Interventions to Address Food Insecurity to Improve Patient Treatment Completion

By Teresa Hagan Thomas, PhD, RN - Last Updated: August 11, 2022

Increasingly, clinicians and healthcare systems are recognizing how the patients’ social situation impacts their ability to fully focus on their cancer treatment and recovery. Addressing these conditions – frequently called “social determinants of health” – is becoming an increasing focus of cancer clinics and researchers. One key social determinant of health is food insecurity, or patients’ access to nutritious foods. If patients do not have easy, reliable ways of finding healthy foods and can afford to pay for those foods, they are physically limited in their response to treatment and, overall, well-being – experiencing more delays in their treatment, non-adherence to treatment, or change their treatment. Now, researchers are trying to find effective ways to support patients experiencing food insecurity.

A recently published article in the Journal of Clinical Oncology reported the results of a clinical trial to address food insecurity in patients with cancer. Led by Francesca Gany, MD, MS at the Immigrant Health and Cancer Disparities Service at Memorial Sloan Kettering Cancer Center, this team analyzed the impact of three different food insecurity programs at improving patients’ health and well-being.

Patients were randomly put into one of three treatment groups which received the following intervention for 6 months:

  1. Pantry only: Weekly food pantry bags filled with nutrient dense foods (estimated to cost $35/bag).
  2. Voucher plus pantry: Weekly food pantry bags plus a $230 debit card (amount selected based on Supplemental Nutrition Assistance Program benefits) to be used for food and transportation to get food (estimated weekly cost: $102).
  3. Delivery plus pantry: Weekly food pantry bags plus weekly grocery delivery of five lunches and five dinners for one person (estimated weekly cost: $95).

The cancer center has a food pantry located inside their cancer clinics, and patients can go there once per week based on self-reported need. Food selections for the pantry and delivery were purposefully selected based on patient food preferences and input from a nutritionist to meet the needs of patients with cancer.

In the trial, 117 patients were included. To be eligible, they had to be close to starting chemotherapy or radiation therapy, already enrolled in the cancer center’s service for underserved patients, and meet the criteria for food insecurity. Treatment completion at six months was the primary outcome, along with appointment attendance (both extracted from patients’ medical records), food security status (measured with the USDA Household Food Security Survey Module), depression symptoms (measured with the PHQ-9), and quality of life (measured with the FACT-G).

In total, about half of the patients were Black, 38% were Hispanic, and only 26% were from the US. Seventy percent were employed at enrollment, and 86% had health insurance.

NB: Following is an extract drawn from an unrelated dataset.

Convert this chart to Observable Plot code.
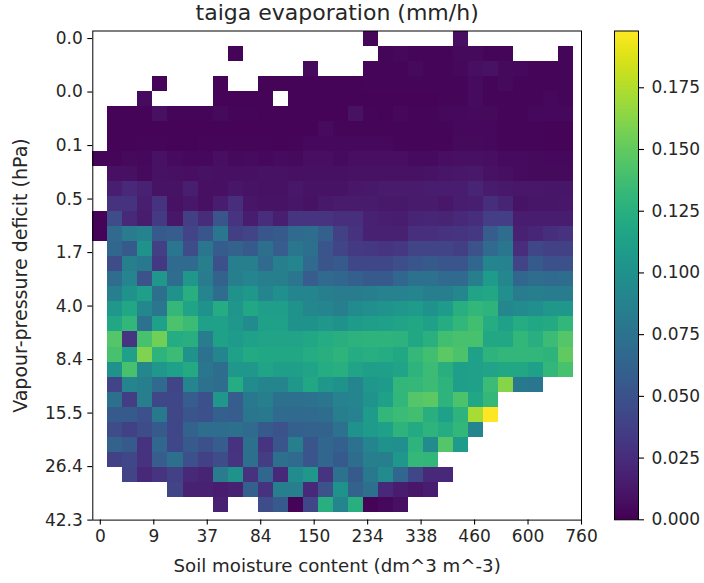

At the end of the study, 85% of patients completed treatment. The treatment group who received the voucher plus the pantry had the highest rate of treatment completion (95%) followed by delivery plus pantry (83%) and pantry only (78%). These differences in treatment completion rates were statistically significant. The three groups had about 62% treatment attendance; this did not differ between groups. About half (47%) of patients had become food secure at the end of six months, especially the groups receiving delivery plus pantry and pantry only.

Across all groups, patients’ depression symptoms and quality of life improved at six months. These improvements were statistically significant in the groups receiving delivery plus pantry and pantry only.

The researchers conclude that the voucher plus pantry arm had the greatest impact on treatment completion, which could be attributed to the additional visits patients had to make to receive the voucher, and the agency they had in selecting how to use the voucher. With the basic need of food security improved, this could reduce patients’ concerns about providing for their family and therefore, improve depression and quality of life.

Interventions to improve patients’ social determinants of health can have broad-reaching impacts. Not only does a food intervention assist with patients’ nutritional status, but helped them attend appointments, complete treatment, and improve their well-being. While such programs are not widely available since not all cancer clinics have embedded food pantries or resources to provide assistance, this is an opportunity for local collaborations and policy solutions.

While this was a small-scale study at one institution, providing evidence-based clinical trials that demonstrate the efficacy of such interventions could help pave the way for clinicians, policymakers, and healthcare systems as a way of improving cancer inequities and improving outcomes for underserved patients with cancer.